▶ TASK OBJECTIVE
Filter the lines below, copying only those with the string "matplotlib".

▶ COLLECTED DATA
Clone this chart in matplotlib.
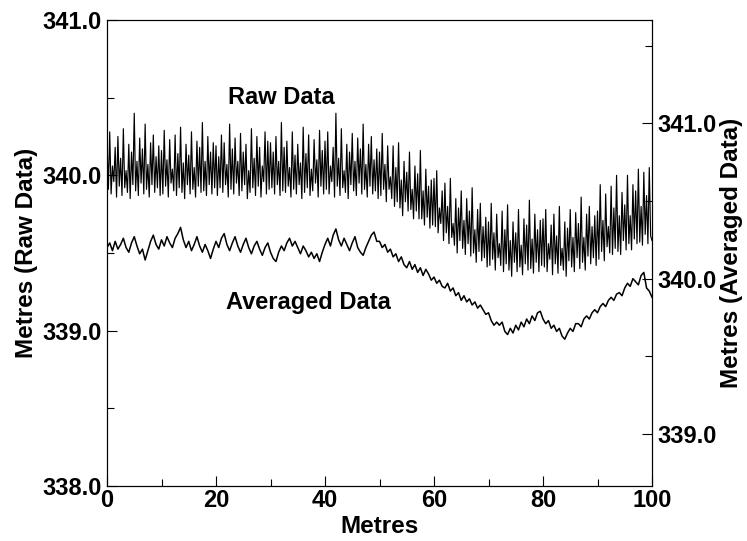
import matplotlib
matplotlib.use('Agg')
import matplotlib.pyplot as plt
import numpy as np
from matplotlib.ticker import MultipleLocator, FormatStrFormatter, FixedLocator

# Raw data (left axis), sampled every 0.25 m
raw_step = 0.25
raw_values = [
    # 0 - 9.75
    340.22, 339.91, 340.28, 339.88, 340.06, 339.96, 340.18, 339.86, 340.25, 339.93,
    340.11, 339.87, 340.30, 339.92, 340.03, 339.89, 340.20, 339.85, 340.15, 339.94,
    340.40, 339.90, 340.09, 339.87, 340.24, 339.95, 340.17, 339.88, 340.33, 339.91,
    340.07, 339.86, 340.21, 339.94, 340.26, 339.89, 340.12, 339.92, 340.19, 339.87,
    # 10 - 19.75
    340.16, 339.88, 340.29, 339.93, 340.10, 339.86, 340.23, 339.95, 340.04, 339.90,
    340.26, 339.87, 340.14, 339.92, 340.31, 339.89, 340.08, 339.85, 340.20, 339.94,
    340.13, 339.88, 340.28, 339.91, 340.05, 339.86, 340.22, 339.93, 340.18, 339.89,
    340.34, 339.90, 340.09, 339.87, 340.25, 339.94, 340.15, 339.88, 340.21, 339.92,
    # 20 - 29.75
    340.19, 339.87, 340.12, 339.92, 340.26, 339.89, 340.21, 339.94, 340.07, 339.86,
    340.33, 339.91, 340.17, 339.88, 340.24, 339.95, 340.09, 339.87, 340.27, 339.90,
    340.15, 339.94, 340.20, 339.85, 340.03, 339.89, 340.30, 339.92, 340.11, 339.87,
    340.25, 339.93, 340.18, 339.86, 340.06, 339.96, 340.28, 339.88, 340.22, 339.91,
    # 30 - 39.75
    340.21, 339.92, 340.15, 339.88, 340.25, 339.94, 340.09, 339.87, 340.34, 339.90,
    340.18, 339.89, 340.22, 339.93, 340.05, 339.86, 340.28, 339.91, 340.13, 339.88,
    340.20, 339.94, 340.08, 339.85, 340.31, 339.89, 340.14, 339.92, 340.26, 339.87,
    340.04, 339.90, 340.23, 339.95, 340.10, 339.86, 340.29, 339.93, 340.16, 339.88,
    # 40 - 49.75
    340.22, 339.91, 340.28, 339.88, 340.06, 339.96, 340.18, 339.86, 340.40, 339.93,
    340.11, 339.87, 340.30, 339.92, 340.03, 339.89, 340.20, 339.85, 340.15, 339.94,
    340.27, 339.90, 340.09, 339.87, 340.24, 339.95, 340.17, 339.88, 340.33, 339.91,
    340.07, 339.86, 340.20, 339.93, 340.25, 339.88, 340.10, 339.90, 340.17, 339.85,
    # 50 - 59.75
    340.15, 339.87, 340.27, 339.91, 340.07, 339.83, 340.19, 339.91, 339.99, 339.85,
    340.19, 339.80, 340.05, 339.83, 340.21, 339.79, 339.97, 339.74, 340.09, 339.83,
    340.02, 339.77, 340.15, 339.78, 339.91, 339.72, 340.06, 339.77, 340.01, 339.72,
    340.16, 339.72, 339.90, 339.68, 340.04, 339.73, 339.93, 339.66, 339.97, 339.68,
    # 60 - 69.75
    339.98, 339.67, 340.03, 339.63, 339.79, 339.69, 339.90, 339.58, 339.95, 339.63,
    339.80, 339.56, 339.98, 339.60, 339.69, 339.55, 339.85, 339.50, 339.79, 339.58,
    339.90, 339.53, 339.71, 339.49, 339.85, 339.56, 339.77, 339.48, 339.92, 339.50,
    339.65, 339.44, 339.78, 339.51, 339.82, 339.45, 339.67, 339.47, 339.73, 339.41,
    # 70 - 79.75
    339.70, 339.42, 339.82, 339.46, 339.63, 339.39, 339.75, 339.47, 339.56, 339.42,
    339.77, 339.38, 339.65, 339.43, 339.81, 339.39, 339.58, 339.35, 339.70, 339.44,
    339.63, 339.38, 339.78, 339.41, 339.55, 339.36, 339.72, 339.43, 339.68, 339.39,
    339.84, 339.40, 339.59, 339.37, 339.75, 339.44, 339.65, 339.38, 339.71, 339.42,
    # 80 - 89.75
    339.72, 339.41, 339.78, 339.38, 339.56, 339.46, 339.68, 339.36, 339.75, 339.43,
    339.61, 339.37, 339.80, 339.42, 339.53, 339.39, 339.70, 339.35, 339.66, 339.45,
    339.78, 339.41, 339.60, 339.38, 339.76, 339.47, 339.69, 339.40, 339.86, 339.44,
    339.60, 339.39, 339.75, 339.48, 339.80, 339.43, 339.67, 339.47, 339.74, 339.42,
    # 90 - 100
    339.77, 339.46, 339.94, 339.51, 339.71, 339.45, 339.88, 339.54, 339.67, 339.50,
    339.93, 339.49, 339.79, 339.53, 340.00, 339.51, 339.74, 339.49, 339.89, 339.58,
    339.81, 339.52, 340.00, 339.56, 339.74, 339.52, 339.94, 339.59, 339.90, 339.56,
    340.04, 339.57, 339.80, 339.55, 340.02, 339.62, 339.87, 339.56, 340.05, 339.61,
    339.58,
]

# Averaged data (right axis), sampled every 0.5 m
avg_step = 0.5
avg_values = [
    340.20, 340.23, 340.18, 340.24, 340.19, 340.22, 340.26, 340.20, 340.17, 340.23,
    340.27, 340.21, 340.16, 340.19, 340.12, 340.18, 340.24, 340.28, 340.22, 340.19,
    340.25, 340.21, 340.27, 340.23, 340.20, 340.26, 340.29, 340.33, 340.25, 340.20,
    340.24, 340.18, 340.22, 340.27, 340.21, 340.17, 340.22, 340.18, 340.13, 340.19,
    340.24, 340.20, 340.26, 340.29, 340.22, 340.18, 340.23, 340.27, 340.21, 340.17,
    340.22, 340.26, 340.20, 340.16, 340.21, 340.24, 340.19, 340.15, 340.20, 340.23,
    340.17, 340.13, 340.11, 340.17, 340.21, 340.18, 340.23, 340.26, 340.21, 340.24,
    340.20, 340.16, 340.21, 340.18, 340.14, 340.17, 340.13, 340.16, 340.11, 340.17,
    340.22, 340.26, 340.21, 340.28, 340.32, 340.25, 340.21, 340.26, 340.22, 340.18,
    340.23, 340.27, 340.20, 340.17, 340.15, 340.20, 340.24, 340.28, 340.30, 340.24,
    340.24, 340.20, 340.22, 340.17, 340.19, 340.14, 340.16, 340.11, 340.14, 340.09,
    340.07, 340.11, 340.06, 340.09, 340.04, 340.07, 340.02, 340.06, 340.03, 339.99,
    340.01, 339.97, 339.99, 339.95, 339.94, 339.97, 339.92, 339.94, 339.89, 339.91,
    339.86, 339.89, 339.85, 339.87, 339.83, 339.85, 339.81, 339.83, 339.80, 339.77,
    339.78, 339.73, 339.70, 339.72, 339.70, 339.72, 339.66, 339.64, 339.68, 339.65,
    339.70, 339.67, 339.72, 339.69, 339.74, 339.71, 339.76, 339.73, 339.78, 339.79,
    339.74, 339.71, 339.73, 339.68, 339.70, 339.66, 339.68, 339.63, 339.61, 339.65,
    339.68, 339.66, 339.71, 339.71, 339.69, 339.74, 339.76, 339.74, 339.78, 339.80,
    339.78, 339.82, 339.84, 339.82, 339.86, 339.88, 339.86, 339.90, 339.91, 339.89,
    339.94, 339.97, 339.95, 340.00, 339.98, 339.96, 340.02, 340.04, 339.94, 339.92,
    339.88,
]

x_ticks = [0, 20, 40, 60, 80, 100]
left_ticks = [338.0, 339.0, 340.0, 341.0]
right_ticks = [339.0, 340.0, 341.0]

raw_x = np.arange(len(raw_values)) * raw_step
avg_x = np.arange(len(avg_values)) * avg_step

plt.rcParams['font.family'] = ['Liberation Sans', 'DejaVu Sans']
plt.rcParams['font.weight'] = 'bold'
plt.rcParams['axes.labelweight'] = 'bold'

FS_TICK = 17
FS_LAB = 17.5
W, H = 747, 541
left, right, top, bottom = 107, 652, 20, 486
fig = plt.figure(figsize=(W/100, H/100), dpi=100)
ax = fig.add_axes([left/W, 1-bottom/H, (right-left)/W, (bottom-top)/H])
ax.plot(raw_x, raw_values, color='black', lw=0.85)
ax.set_xlim(0, 100)
ax.set_ylim(338, 341)

ax2 = ax.twinx()
ax2.plot(avg_x, avg_values, color='black', lw=1.1)
ax2.set_ylim(338.665, 341.665)

ax.xaxis.set_major_locator(FixedLocator(x_ticks))
ax.xaxis.set_minor_locator(MultipleLocator(10))
ax.yaxis.set_major_locator(FixedLocator(left_ticks))
ax.yaxis.set_minor_locator(MultipleLocator(0.5))
ax.yaxis.set_major_formatter(FormatStrFormatter('%.1f'))
ax2.yaxis.set_major_locator(FixedLocator(right_ticks))
ax2.yaxis.set_minor_locator(MultipleLocator(0.5))
ax2.yaxis.set_major_formatter(FormatStrFormatter('%.1f'))

for a in (ax, ax2):
    a.tick_params(which='major', direction='in', length=7, width=0.8, labelsize=FS_TICK, pad=4)
    a.tick_params(which='minor', direction='in', length=5, width=0.8)
    for s in a.spines.values():
        s.set_linewidth(0.8)
ax.tick_params(top=False, which='both')
ax.tick_params(axis='x', pad=2)
for lbl in ax.get_xticklabels() + ax.get_yticklabels() + ax2.get_yticklabels():
    lbl.set_fontweight('bold')

ax.set_xlabel('Metres', fontsize=FS_LAB, fontweight='bold', labelpad=2)
ax.set_ylabel('Metres (Raw Data)', fontsize=FS_LAB, fontweight='bold', labelpad=3)
ax2.set_ylabel('Metres (Averaged Data)', fontsize=FS_LAB, fontweight='bold', labelpad=2)

ax.text(32, 340.5, 'Raw Data', ha='center', va='center', fontsize=17, fontweight='bold')
ax.text(37, 339.18, 'Averaged Data', ha='center', va='center', fontsize=17, fontweight='bold')

fig.savefig('out.png', dpi=100)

▶ WRITTEN SOLUTION
Clone this chart in matplotlib.
import matplotlib
matplotlib.use('Agg')
import matplotlib.pyplot as plt
from matplotlib.ticker import MultipleLocator, FormatStrFormatter, FixedLocator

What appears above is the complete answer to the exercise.